At the age of five, we moved to a new two-story colonial home on the north side of Noblesville. It’s been home now for over 50 years. I don’t remember riding bikes, playing games, or playing ball with dad, he wasn’t much of a ball player and that was pretty much my life as a kid, but there are still lots of memories that stick out. First was coffee, he always had a cup of joe with him. Sometimes he left it on top of the car, sometimes he spilled it, but a black cup of coffee was always near. Second, I remember the year dad got mom a popcorn popper for her birthday. To say the least, it didn’t go well. I resolved in that moment that if I ever got married, my wife would never get an appliance for her birthday or Christmas. The final memory is the best. For years mom wanted a pool. Dad’s excuse was that he couldn’t find the pump to the well in the backyard. This worked well for a while, until mom decided she would help him find the pump. One day she sent me under the house to find the water line, I spotted it, and we started digging. We were getting close, my hands and head were in the hole, when mom said, “let me give it one more shovel.” My head still in the hole, she hit the line. Suddenly there was an Old Faithful explosion of water. With several neighbor’s help, we finally got the water shut off. I bathed at one of their homes, and a few months later we had a pool. Dad had met his match. That pool provided so much fun and laughter through the years, and though he didn’t swim much, it says a lot about who he is. His enjoyment was watching the memories he was able to give to his family.
Dad has always had a passionate love for his family which led to him being an incredibly hard worker, doing all he could to provide for us. Our lives changed when he decided to leave the factory and become a real estate agent. Over time he began to succeed, and not only did he become a good salesman, but the companies he worked for noticed his leadership ability. He would become a manager at three different realty firms, spending his final twenty-five years, as a Vice-Presidnet of the Noblesville branch of F.C. Tucker, the largest realty firm in Indiana. His office was nearly always the top preforming group in the company, and his office was a place people loved to work at.
Dad’s strongest attribute is his love for God and His Kingdom.

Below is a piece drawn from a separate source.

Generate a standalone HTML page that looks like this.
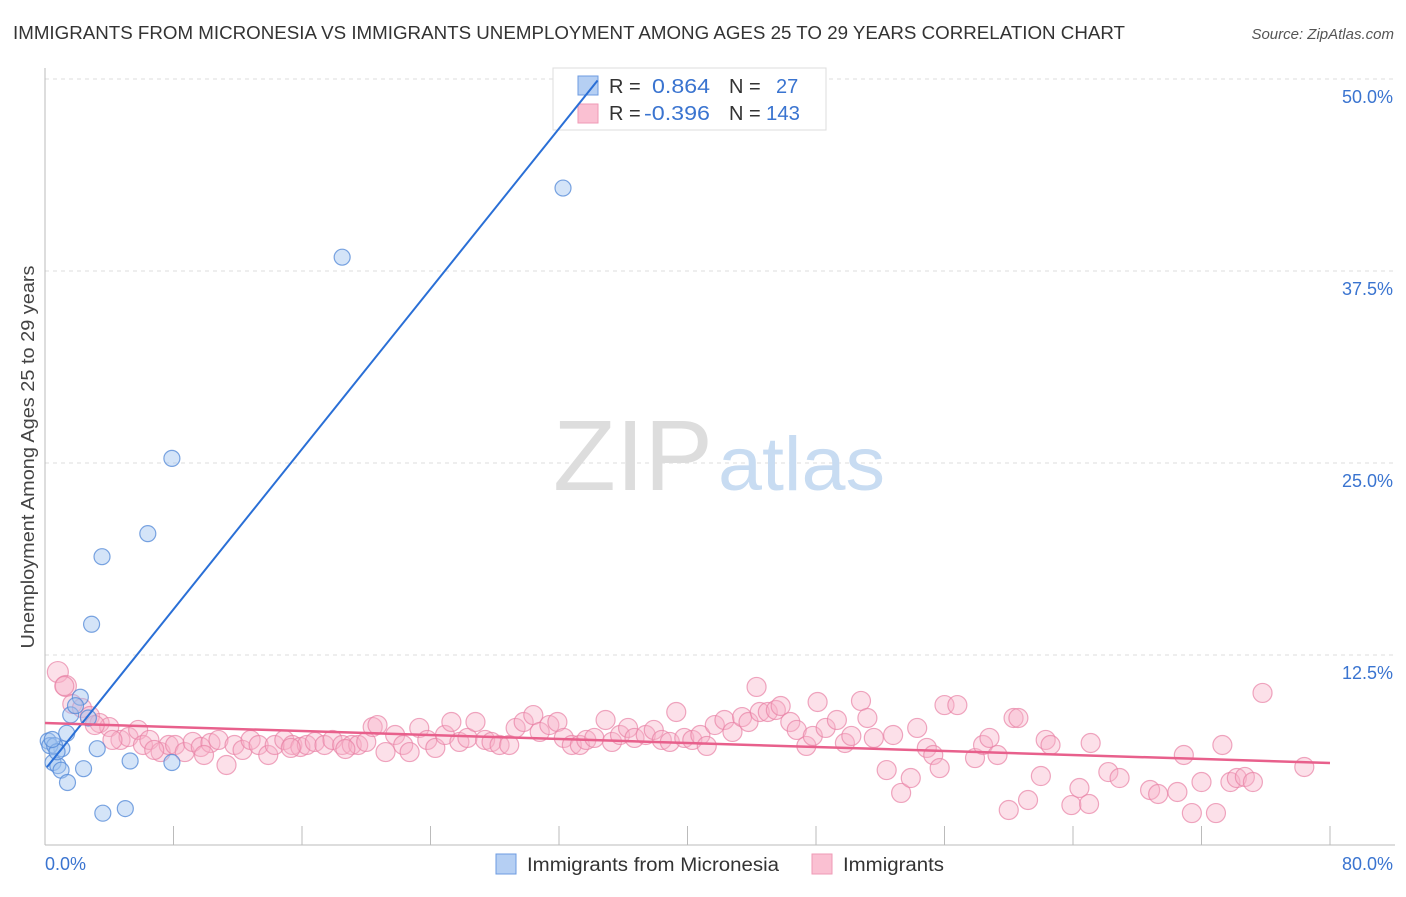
<!DOCTYPE html>
<html><head><meta charset="utf-8"><style>
body{margin:0;background:#fff;font-family:"Liberation Sans",sans-serif}
svg text{font-family:"Liberation Sans",sans-serif}
</style></head><body>
<svg id="chart" width="1406" height="892" viewBox="0 0 1406 892" xmlns="http://www.w3.org/2000/svg">
<text x="13" y="39" font-size="18" fill="#333" textLength="1112" lengthAdjust="spacingAndGlyphs">IMMIGRANTS FROM MICRONESIA VS IMMIGRANTS UNEMPLOYMENT AMONG AGES 25 TO 29 YEARS CORRELATION CHART</text>
<text x="1394" y="39" font-size="15" fill="#555" text-anchor="end" font-style="italic">Source: ZipAtlas.com</text>
<g id="grid"></g>
<text x="553" y="490" font-size="100" fill="#ddd" font-family="Liberation Serif" textLength="160" lengthAdjust="spacingAndGlyphs">ZIP</text>
<text x="718" y="490" font-size="76" fill="#c8dcf2" textLength="167" lengthAdjust="spacingAndGlyphs">atlas</text>
<g id="pts"></g>
<text transform="translate(34,457) rotate(-90)" font-size="18" fill="#444" text-anchor="middle" textLength="383" lengthAdjust="spacingAndGlyphs">Unemployment Among Ages 25 to 29 years</text>
<text x="45" y="870" font-size="18" fill="#3a74d0">0.0%</text>
<text x="1393" y="870" font-size="18" fill="#3a74d0" text-anchor="end">80.0%</text>
<g>
<rect x="553" y="68" width="273" height="62" fill="#fff" stroke="#ddd"/>
<rect x="578" y="76" width="20" height="19" fill="#b5cff3" stroke="#6d9be0"/>
<rect x="578" y="104" width="20" height="19" fill="#fac0d2" stroke="#ef9ab6"/>
<text x="609" y="93" font-size="20" fill="#333">R =</text><text x="652" y="93" font-size="20" fill="#3a74d0" textLength="58" lengthAdjust="spacingAndGlyphs">0.864</text>
<text x="729" y="93" font-size="20" fill="#333">N =</text><text x="776" y="93" font-size="20" fill="#3a74d0">27</text>
<text x="609" y="120" font-size="20" fill="#333">R =</text><text x="644" y="120" font-size="20" fill="#3a74d0" textLength="66" lengthAdjust="spacingAndGlyphs">-0.396</text>
<text x="729" y="120" font-size="20" fill="#333">N =</text><text x="766" y="120" font-size="20" fill="#3a74d0" textLength="34" lengthAdjust="spacingAndGlyphs">143</text>
</g>
<g id="lines"></g>
<g>
<rect x="496" y="854" width="20" height="20" fill="#b5cff3" stroke="#6d9be0"/>
<text x="527" y="871" font-size="19" fill="#333" textLength="252" lengthAdjust="spacingAndGlyphs">Immigrants from Micronesia</text>
<rect x="812" y="854" width="20" height="20" fill="#fac0d2" stroke="#ef9ab6"/>
<text x="843" y="871" font-size="19" fill="#333" textLength="101" lengthAdjust="spacingAndGlyphs">Immigrants</text>
</g>
</svg>
<script>
const blueX=[32.25,18.5,7.9,6.4,3.55,2.9,2.2,1.6,2.7,1.35,1.05,3.25,5.3,7.9,0.2,0.3,0.6,0.5,0.8,1.0,1.4,2.4,3.6,5.0,1.9,0.75,0.45];
const blueY=[42.9,38.4,25.3,20.4,18.9,14.5,9.75,8.6,8.4,7.4,6.4,6.4,5.6,5.5,6.9,6.6,6.6,5.5,5.3,5.0,4.2,5.1,2.2,2.5,9.2,6.2,7.0];
const pinkX=[0.8,1.3,1.7,2.3,2.8,3.4,4.0,4.7,5.2,5.8,6.1,6.5,7.2,7.7,8.1,8.7,9.2,9.7,10.3,10.8,11.3,11.8,12.3,12.8,13.3,13.9,14.3,14.9,15.4,15.9,16.3,16.8,17.4,17.9,18.5,19.1,19.5,20.0,20.4,20.7,21.2,21.8,22.3,22.7,23.3,23.8,24.3,24.9,25.3,25.8,26.3,26.8,27.4,27.8,28.3,28.9,29.3,29.8,30.4,30.8,31.4,31.9,32.3,32.8,33.3,33.7,34.2,34.9,35.3,35.8,36.3,36.7,37.4,37.9,38.4,38.9,39.3,39.8,40.3,40.8,41.2,41.7,42.3,42.8,43.4,43.8,44.3,44.5,45.0,45.5,45.8,46.4,46.8,47.4,47.8,48.1,48.6,49.3,49.8,50.2,50.8,51.2,51.6,52.4,52.8,53.3,53.9,54.3,54.9,55.3,55.7,56.0,56.8,57.9,58.4,58.8,59.3,60.0,60.3,60.6,61.2,62.0,62.3,62.6,63.9,64.4,65.0,65.1,66.2,66.9,68.8,69.3,70.5,70.9,71.4,72.0,72.9,73.3,73.8,74.2,74.7,75.2,75.8,78.4,1.2,3.1,4.2,6.8,9.9,15.3,18.7];
const pinkY=[11.39,10.48,9.31,9.05,8.53,8.07,7.81,6.97,7.16,7.62,6.64,6.97,6.18,6.64,6.64,6.18,6.84,6.51,6.77,6.97,5.34,6.64,6.32,6.97,6.64,5.99,6.64,6.97,6.64,6.51,6.64,6.84,6.64,6.97,6.64,6.64,6.64,6.84,7.81,7.94,6.18,7.29,6.64,6.18,7.75,6.97,6.45,7.29,8.14,6.84,7.10,8.14,6.97,6.84,6.64,6.64,7.75,8.14,8.59,7.49,7.94,8.14,7.10,6.64,6.64,6.97,7.10,8.27,6.84,7.29,7.75,7.10,7.29,7.62,6.97,6.84,8.79,7.10,6.97,7.29,6.58,7.94,8.27,7.49,8.46,8.14,10.42,8.79,8.79,8.92,9.18,8.14,7.62,6.58,7.23,9.44,7.75,8.27,6.77,7.23,9.51,8.40,7.10,5.01,7.29,3.52,4.49,7.75,6.45,5.99,5.14,9.24,9.24,5.79,6.64,7.10,5.99,2.41,8.40,8.40,3.06,4.62,6.97,6.64,2.73,3.84,2.80,6.77,4.88,4.49,3.71,3.45,3.58,5.99,2.21,4.23,2.21,6.64,4.23,4.49,4.56,4.23,10.03,5.21,10.48,7.94,6.97,6.32,5.99,6.45,6.38];
const blueTrendX=[0.12,34.4], blueTrendY=[5.2,49.9];
const pinkTrendX=[0,80], pinkTrendY=[8.07,5.47];
const yTicks=[12.5,25.0,37.5,50.0];
const yTickLabels=["12.5%","25.0%","37.5%","50.0%"];
const xTicks=[0,8,16,24,32,40,48,56,64,72,80];
const NS='http://www.w3.org/2000/svg';
const sx=v=>45+v/80*1285;
const sy=v=>847-v*15.36;
function mk(tag,attrs,parent){const e=document.createElementNS(NS,tag);for(const k in attrs)e.setAttribute(k,attrs[k]);parent.appendChild(e);return e;}
const grid=document.getElementById('grid');
yTicks.forEach((t,i)=>{
  const l=mk('line',{x1:45,x2:1395,y1:sy(t),y2:sy(t),stroke:'#ddd','stroke-dasharray':'4,4'},grid);
  
  
  const tx=mk('text',{x:1393,y:sy(t)+24,'font-size':18,fill:'#3a74d0','text-anchor':'end'},grid);
  tx.textContent=yTickLabels[i];
  
  
});
const ax=mk('line',{x1:45,x2:1395,y1:845,y2:845,stroke:'#bbb'},grid);


const ay=mk('line',{x1:45,x2:45,y1:68,y2:845,stroke:'#bbb'},grid);


xTicks.forEach(t=>{
  const l=mk('line',{x1:sx(t),x2:sx(t),y1:826,y2:845,stroke:'#bbb'},grid);
  
  
});
const pts=document.getElementById('pts');
pinkX.forEach((x,i)=>{
  const c=mk('circle',{cx:sx(x),cy:sy(pinkY[i]),r:i<2?10.5:9.5,fill:'rgba(248,178,200,0.4)',stroke:'rgba(232,130,165,0.7)','stroke-width':1.2},pts);
  
  
});
blueX.forEach((x,i)=>{
  const c=mk('circle',{cx:sx(x),cy:sy(blueY[i]),r:8,fill:'rgba(160,195,240,0.45)',stroke:'rgba(80,135,215,0.75)','stroke-width':1.2},pts);
  
  
});
const lines=document.getElementById('lines');
const bl=mk('line',{x1:sx(blueTrendX[0]),y1:sy(blueTrendY[0]),x2:sx(blueTrendX[1]),y2:sy(blueTrendY[1]),stroke:'#2a6fd6','stroke-width':2},lines);


const pl=mk('line',{x1:sx(pinkTrendX[0]),y1:sy(pinkTrendY[0]),x2:sx(pinkTrendX[1]),y2:sy(pinkTrendY[1]),stroke:'#e8608c','stroke-width':2.5},lines);


</script>
</body></html>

He grew up in a pastor’s home, and there was much he saw that he didn’t like, but it also made him the man he is. After marrying, he became a sectional youth leader and was a song leader. With my mom’s gift of playing both the piano and organ, they were quite a team. My first memory of dad in church was when we left the church in Noblesville and started attending a church in Alexandria, Indiana. Dad became an important part of the church and a close friend to pastor Davenport. Soon after we started attending, the church went into a building program. Though I was just a child, I have fond memories of tagging along with dad and helping on the project.
When I was twelve, we left the Alexandria for a church in Indianapolis, Calvary Tabernacle. It’s here that dad left an indelible mark. He served as an usher, taught in Sunday School, and became a board member. He was a board member for nearly 25 years and was an integral part in securing finances for multiple projects. He left a lasting impact helping Calvary Tabernacle build a new facility and assisting them secure facilities for Indiana Bible College and Calvary Christian School. When Mary and I started Life Connections he came on board and heled us secure financing for its current campus and served on the board for 15 years. In addition, Dad has supported countless missionaries and mission’s project. His impact on the world and the Kingdom of God will not be fully known and appreciated until eternity.
I would define my dad’s life in four dimensions. As mentioned above, he is an incredible businessman and a man who loves God and His Kingdom. After dad’s love for God and the Kingdom he has an incredible love for reading. His office is a small library, filled with a mirid of authors and subjects. Get an invite and you will see 50 years of National Geographic Magazines, the complete collection of Louis L’Amour westerns, a plethora of books on travel, and many biographies. Still larger, is his collection of religious writings and Bibles. Nearly every book Max Lucado has written, authors from the early 1900’s, and all types of commentaries on the Bible. Finally, dad loves to travel. He and mom have traveled the world, seeing five continents. They have been to every state in the U.S., Europe, Israel, Egypt, China, and so many other places. Add countless cruises and ports and there aren’t many places they haven’t been.
Today, December 15, 2023, we celebrate dad as he turns 80. He has lived a full and successful life. He has lived a blessed life and blessed many. He has impacted people’s lives personally, impacted his community, and impacted the world through his passionate love for God and missions. He has been a successful dad, grandfather, and now great grandfather. He has left us all with an amazing example of how to live life, to be a Christian, and has given us a legacy that will outlive him. Dad. I’m blessed to walk in your shadow and thankful that God chose me to be your son. I love you and admire you more than you will ever know. Happy 80th! May God bless you with many more healthy and prosperous years.